Tim Miller (born December 20, 1965) is a Minnesota politician and member of the Minnesota House of Representatives. A member of the Republican Party of Minnesota, he represents District 17A in the west-central Minnesota.

==Early life and education==
Miller was raised in Streamwood, Illinois. He attended the University of Iowa, graduating with a B.S.

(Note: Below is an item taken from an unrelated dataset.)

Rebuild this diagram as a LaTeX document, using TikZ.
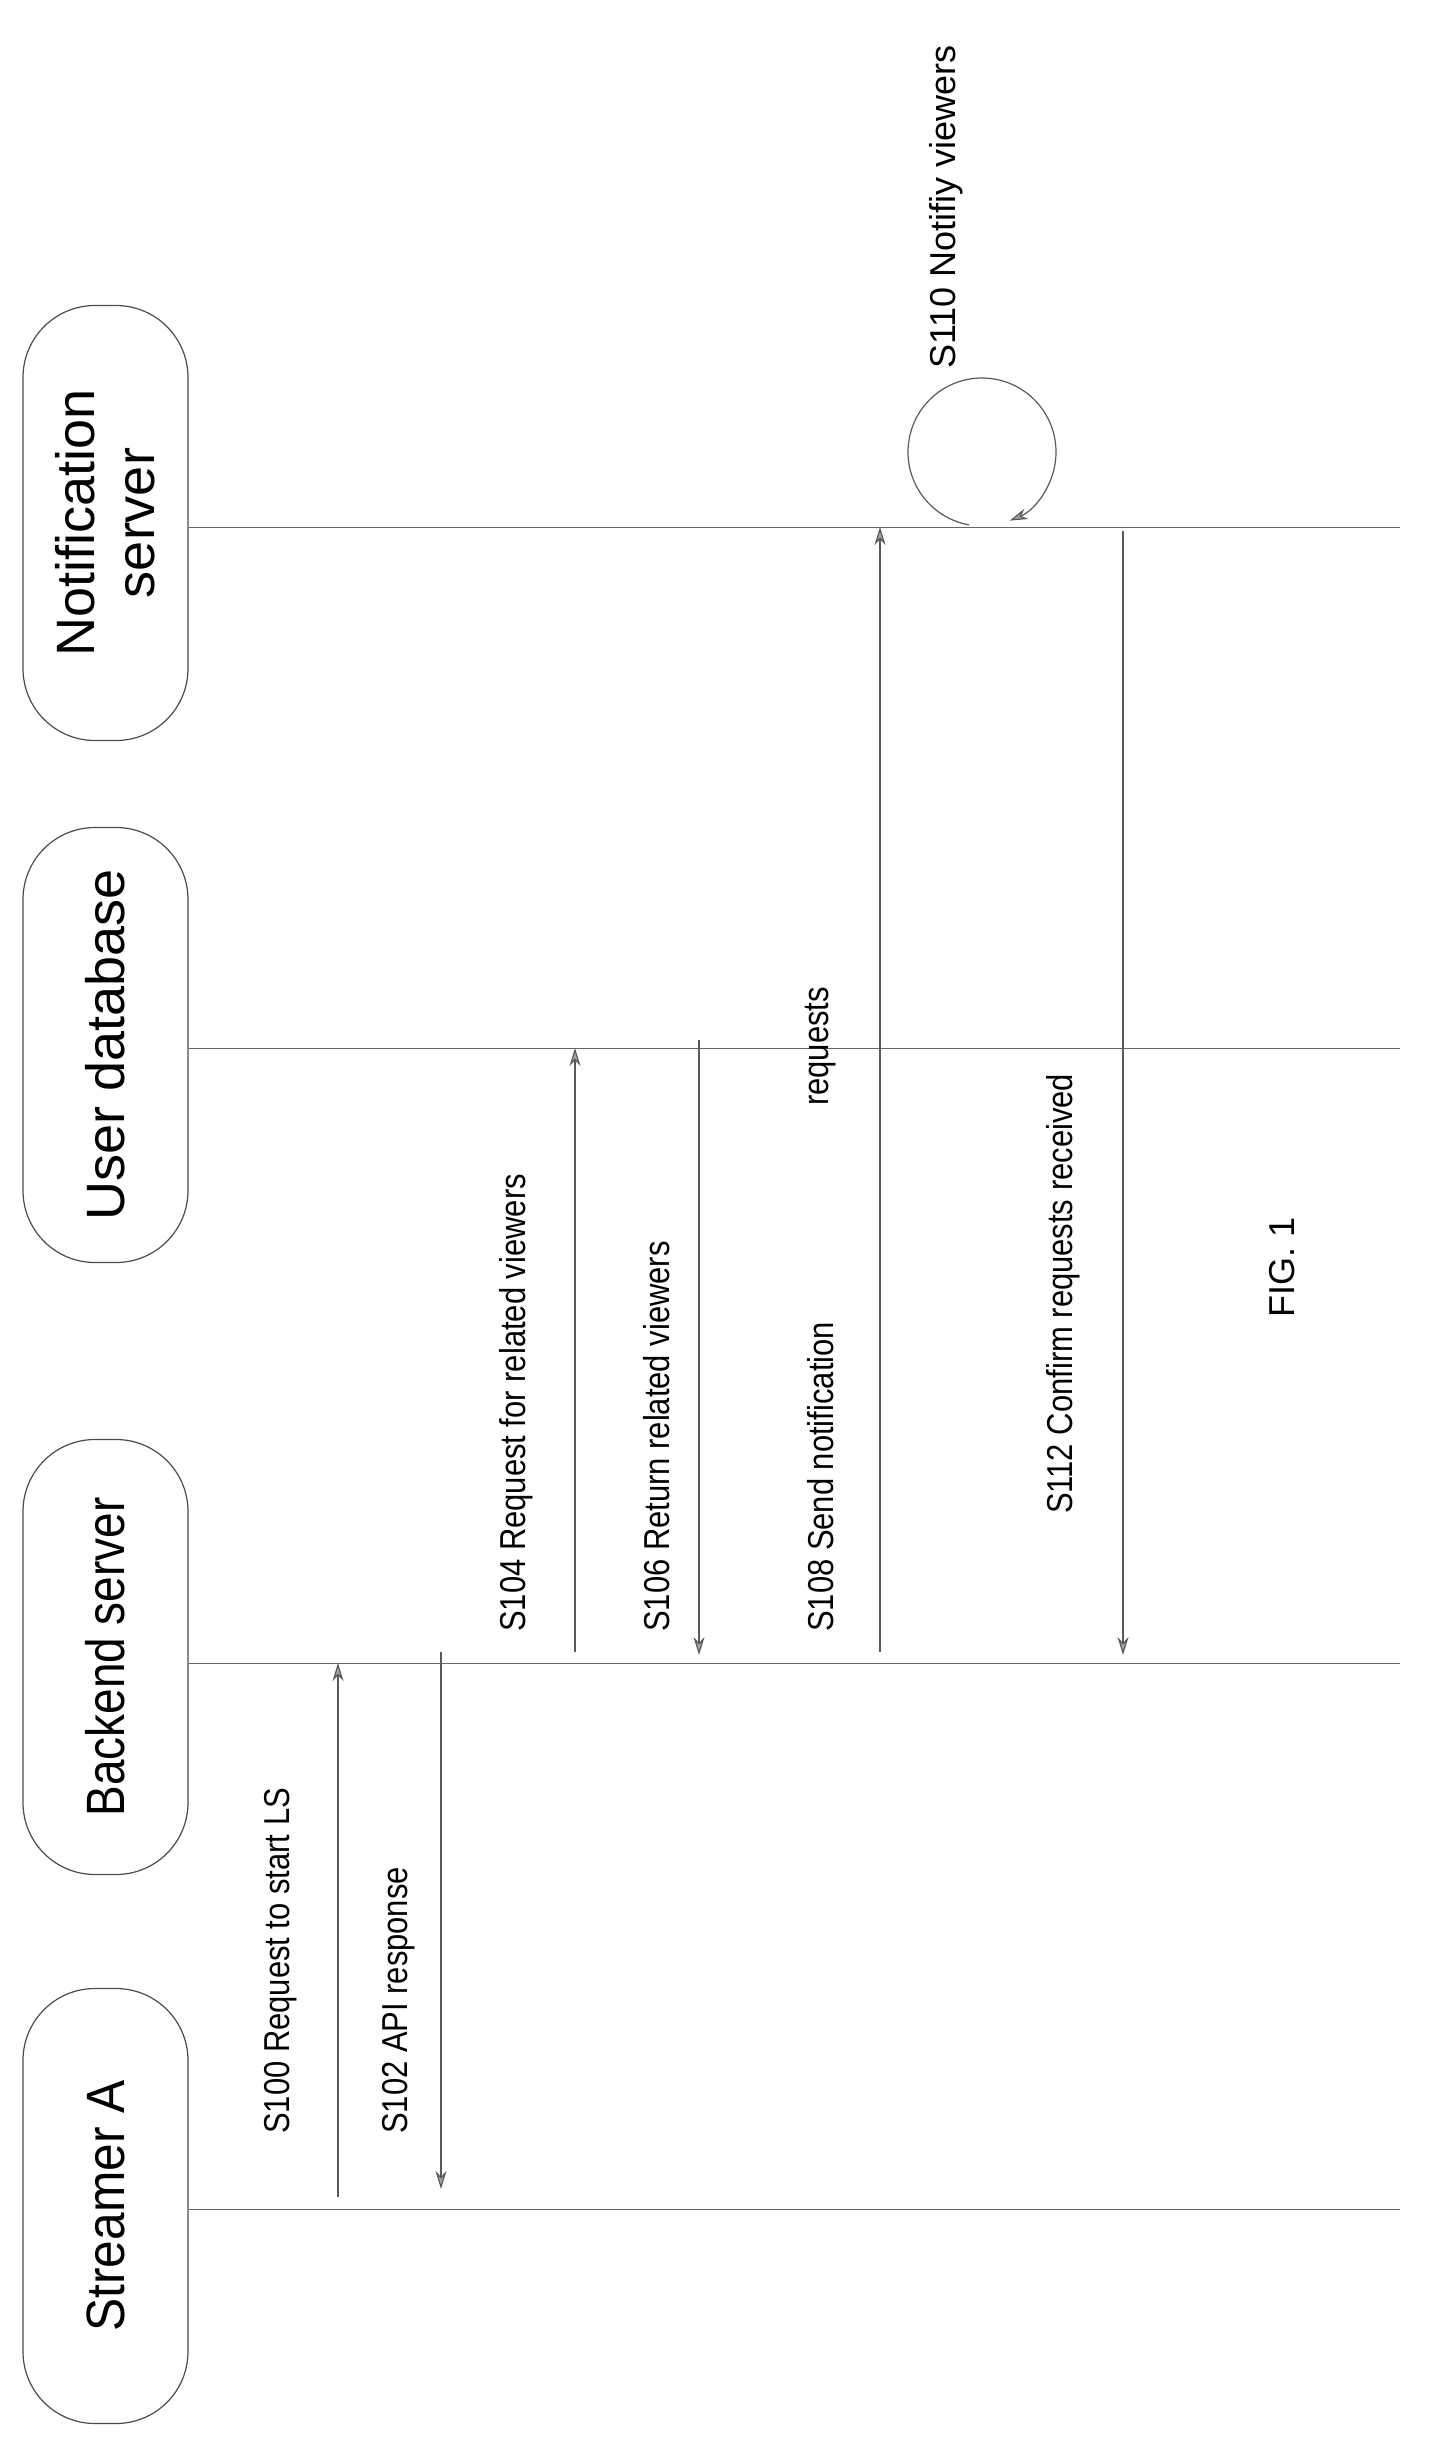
\documentclass[tikz,border=0pt]{standalone}
\usepackage{fontspec}
\setmainfont{Liberation Sans}
\usetikzlibrary{arrows.meta}
\begin{document}
\begin{tikzpicture}[x=1pt,y=-1pt,
  actor/.style={draw=black!70,line width=1.2pt,rounded corners=72pt,minimum width=165pt,minimum height=435pt,inner sep=0pt},
  atext/.style={rotate=90,font=\fontsize{54}{60}\selectfont,align=center},
  life/.style={draw=black!60,line width=0.9pt},
  msg/.style={draw=black!65,line width=1.2pt,-{Stealth[length=18pt,width=11pt,fill=black!35]}},
  lbl/.style={rotate=90,anchor=west,inner sep=0pt,font=\fontsize{36}{40}\selectfont}]
\useasboundingbox (0,0) rectangle (1454,2463);
% actors
\node[actor] (sa) at (105.5,2206) {};
\node[atext] at (sa) {\scalebox{0.92}[1]{Streamer A}};
\node[actor] (bs) at (105.5,1657) {};
\node[atext] at (bs) {\scalebox{0.85}[1]{Backend server}};
\node[actor] (ud) at (105.5,1045) {};
\node[atext] at (ud) {User database};
\node[actor] (ns) at (105.5,523) {};
\node[atext] at (ns) {Notification\\server};
% lifelines
\coordinate (saE) at (1400,2209);
\coordinate (bsE) at (1400,1663);
\coordinate (udE) at (1400,1048);
\coordinate (nsE) at (1400,527);
\draw[life] (sa.east |- saE) -- (saE);
\draw[life] (bs.east |- bsE) -- (bsE);
\draw[life] (ud.east |- udE) -- (udE);
\draw[life] (ns.east |- nsE) -- (nsE);
% messages
\coordinate (m0a) at (338,2197); \coordinate (m0b) at (338,1663);
\coordinate (m1a) at (441,1652); \coordinate (m1b) at (441,2189);
\coordinate (m2a) at (575,1652); \coordinate (m2b) at (575,1048);
\coordinate (m3a) at (699,1040); \coordinate (m3b) at (699,1655);
\coordinate (m4a) at (880,1652); \coordinate (m4b) at (880,527);
\coordinate (m6a) at (1123,531); \coordinate (m6b) at (1123,1655);
\draw[msg] (m0a) -- (m0b);
\draw[msg] (m1a) -- (m1b);
\draw[msg] (m2a) -- (m2b);
\draw[msg] (m3a) -- (m3b);
\draw[msg] (m4a) -- (m4b);
\draw[msg] (m6a) -- (m6b);
\coordinate (cc) at (982,452);
\draw[msg] (cc) ++(100:74) arc[start angle=100,end angle=428,radius=74];
% labels
\node[lbl] (l0) at (281,2134) {\scalebox{0.86}[1]{S100 Request to start LS}};
\node[lbl] (l1) at (399,2134) {\scalebox{0.86}[1]{S102 API response}};
\node[lbl] (l2) at (516,1632) {\scalebox{0.86}[1]{S104 Request for related viewers}};
\node[lbl] (l3) at (657,1632) {\scalebox{0.86}[1]{S106 Return related viewers}};
\node[lbl] (l4) at (821,1632) {\scalebox{0.86}[1]{S108 Send notification}};
\node[lbl] (l4b) at (821,1106) {\scalebox{0.86}[1]{requests}};
\node[lbl] (l5) at (946,369) {S110 Notifiy viewers};
\node[lbl] (l6) at (1063,1514) {\scalebox{0.86}[1]{S112 Confirm requests received}};
\node[lbl] (fig) at (1282,1318) {FIG. 1};
\end{tikzpicture}
\end{document}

==Minnesota House of Representatives==
Miller was first elected to the Minnesota House of Representatives in 2014. In December 2018, Miller, along with three other House members, formed a separate 'New House Republican Caucus' out of dissatisfaction with the House minority leadership. Miller wrote a letter to his GOP colleagues stating that "the attitudes and actions by the HRC leader and some of his supporters have become too hostile toward me" and pledged to continue opposing "radical liberalism".

==Electoral history==

2020 Minnesota State Representative- House 17A
| Party |  | Candidate | Votes | % |
|---|---|---|---|---|
|  | Republican | Tim Miller (Incumbent) | 13,272 | 64.3% |
|  | Democratic (DFL) | Ben Dolan | 6,357 | 30.8% |
|  | Legal Marijuana Now | Ed Engelmann | 1,007 | 4.9% |
|  | Write-in |  | 4 | 0.0% |

2018 Minnesota State Representative- House 17A
| Party |  | Candidate | Votes | % |
|---|---|---|---|---|
|  | Republican | Tim Miller (Incumbent) | 10,069 | 60.2% |
|  | Democratic (DFL) | Lyle Koenen | 6,645 | 39.7% |
|  | Write-In |  | 10 | 0.1% |

2016 Minnesota State Representative- House 17A
| Party |  | Candidate | Votes | % |
|---|---|---|---|---|
|  | Republican | Tim Miller (Incumbent) | 11,603 | 59.01 |
|  | Democratic (DFL) | Andrew Falk | 8,045 | 40.91 |
|  | Write-In |  | 15 | 0.08% |

2014 Minnesota State Representative- House 17A
| Party |  | Candidate | Votes | % |
|---|---|---|---|---|
|  | Republican | Tim Miller | 8,453 | 55.37 |
|  | Democratic (DFL) | Andrew Falk (Incumbent) | 6,789 | 44.47 |
|  | Write-In |  | 25 | 0.16% |

==Personal life==
Miller and his wife Cherie have seven children and reside in Prinsburg, Minnesota.